Muhalefet partileri bunu iyice kafalarına koyması gerekir. Alt alta, üst üste, yan yana gelseler bile matematiksel olarak Erdoğan'ı deviremezler. Bundan dolayı HDP oylarına muhtaçtırlar, bana göre HDP oyları da dâhil yine Erdoğan’ı deviremezler, bunların siyaseten matematiğe ihtiyaçları vardır. HDP’ye Artık Türkiye'yi bölme sözümü veriyorlar, özerklik sözümü veriyorlar, anayasanın ilk dört maddesini kaldırma sözümü veriyorlar bilmem, ama işleri çok zor çünkü HDP onlar için büyük bir kambur. Millete hesap veremiyorlar ve bu şekilde debelenip, boyuna gündem değiştiriyorlar.
Ekranlara çıkıp Kürt kardeşlerimiz deyip HDP’den oy devşiremezler, hesapları, matematikleri yanlış sonuç verecektir. 23 Haz 2019 mahalli seçimlerinde HDP oylarıyla kazandıkları bazı önemli belediyelerinin sonuçları onları gaflete düşürmesin! Zira aynı seçimlerde Cumhur İttifakının oyları Türkiye geneli %52’lerde seyrediyordu. Matematikleri mi zayıf! Böyle güçlü bir rakibi ve karşılığı millet destekli olan Erdoğan'ı Amerika, Fransa, Yunanistan ve diğerleri istedi diye devirmek hiç de kolay değildir, çünkü Türkiye vatandaşı seçmen oy kullanacak, adı geçen devletlerin seçmeni değil!
Türkiye halkı yirmi yıl içerisinde yapılan hizmetleri görmüyor değildir, pandemi dönemi bütün dünya devletlerinin sıkıntılı olduğu bir dönem olup haliyle Türkiye’de etkilenmiştir. Bunların ekonomiyi düzelteceği yok, öyle bir kabiliyetleri de yok.

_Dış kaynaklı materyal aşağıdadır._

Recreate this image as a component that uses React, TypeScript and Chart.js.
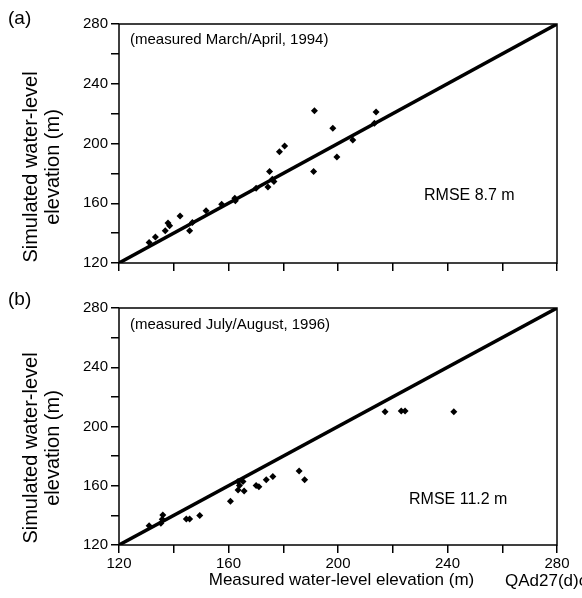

Bunu algı yönetimiyle, yalan dolanla, millete unutturacağını sanıyorlar, insanları bir süre kandırabilirler, birtakım insanları sürekli kandırabilirler ama tüm insanları sürekli kandıramazlar. Milletin önüne projeleri ve alternatifleri koysalar daha inandırıcı olurlar, bıraksınlar Amerika ve ABD tarihinin en başarısız başkanı Joe Biden desteğini, bu onlara bir şey kazandırmayacaktır! Türkiye’nin kaderi Türkiye’de belirlenecektir, Latin Amerika’da değil.
Seçmen kardeşim! Dürüst insan gerçeği her zaman söyler, akıllı insan ise, zamanında… İnsanlar seni en çok sevdiğini söylediği zaman, bilki onların işine en çok yaradığın zamandır. Rahmetli Erbakan: “Korkarım beni anladığınızda dövecek diziniz bile kalmayacak!” diyordu. Celladınıza âşık olmayın lütfen, kendi aralarında birliği gevşek tutanlar, baskı yoluyla onların üzerinde hâkimiyet kolaylaşır. “İnsanları açlık değil, alışmış olduğu tokluk öldürür” diyordu İbn Haldun. Ağına batan dikenler aradığın gülün habercisidir inşallah. Bir meyve ağacının bile, meyve verinceye kadar belli aşamalardan geçmesi gerekir. Ağacı dikip, hemen meyve beklemek, Allah’ın sünnetine aykırıdır. Dimyat’a pirince giderken evdeki bulgurdan olmayalım. Vesselam.